Firstly, thank you. Thank you for being selfless enough to help a friend who struggles with something you can’t physically see. Thank you for not giving up on them, thank you for believing in them and knowing that they are worth the help.
I understand that its hard; its tiring sometimes, when you have to give time that perhaps you don’t have. When you are trying everything to help them, and it just isn’t changing anything. When you have to watch the person you love go through a lot of pain and know that all you can do is tell them you’re there for them, and hope that they pull through. I even understand the pain of the times where you think you might be about to lose them, when you’re scared that this time they might not manage to pull through. You are amazing to stay there, taking that risk, and continuing to believe that somehow they will find a way, because you know they’re worth it.

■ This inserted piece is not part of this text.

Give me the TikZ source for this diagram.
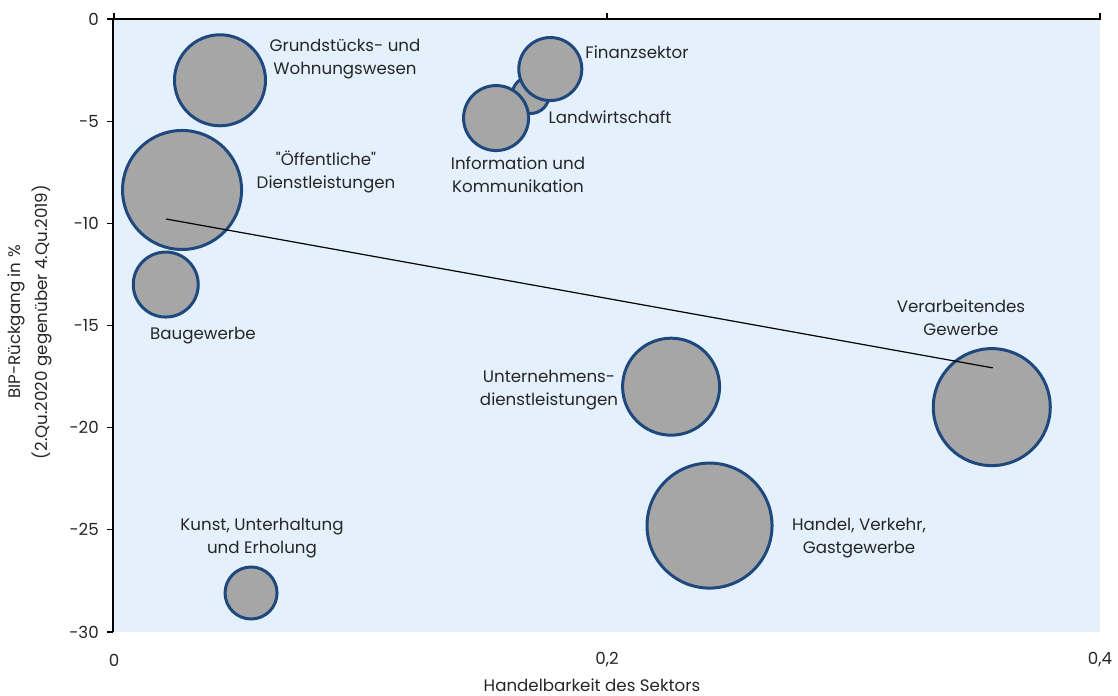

If you’re at a loose end and don’t know how to help, it is important to remember that Mental Illness is often overwhelmingly lonely. This isn’t because friends aren’t doing enough, it’s just because the journey taken to recovery ultimately has to come from us, and when things go wrong, we are the first to know, and at that moment, we are likely to be alone. Asking for help can be lonely, and not being able to find the help is even more lonely. As the friend, you make this so much easier. It can be a random text just to remind them that you care or that you love them, it can be an impromptu meet up, or it can just be a conversation about something unrelated to the illness to help them feel like there is more to life. You have the power to be the ultimate distraction, and to provide a human safety net.

I also think it’s really important that in those times where perhaps you can’t help, or just don’t know how or what to do, that is okay as well. You’re allowed to do the wrong thing, and its okay if sometimes there’s nothing you can do. We know that you’re human and ultimately the responsibility relies in us and in the hands of mental health professionals.

I am lucky enough to have some absolutely incredible friends, and I have no idea how I am lucky enough to have them, but I also know that random texts and care that they give is sometimes the boost I need to keep fighting. Thank you from me, but also thank you to all the friends out there who make it possible for us to fight an illness which you can’t even see.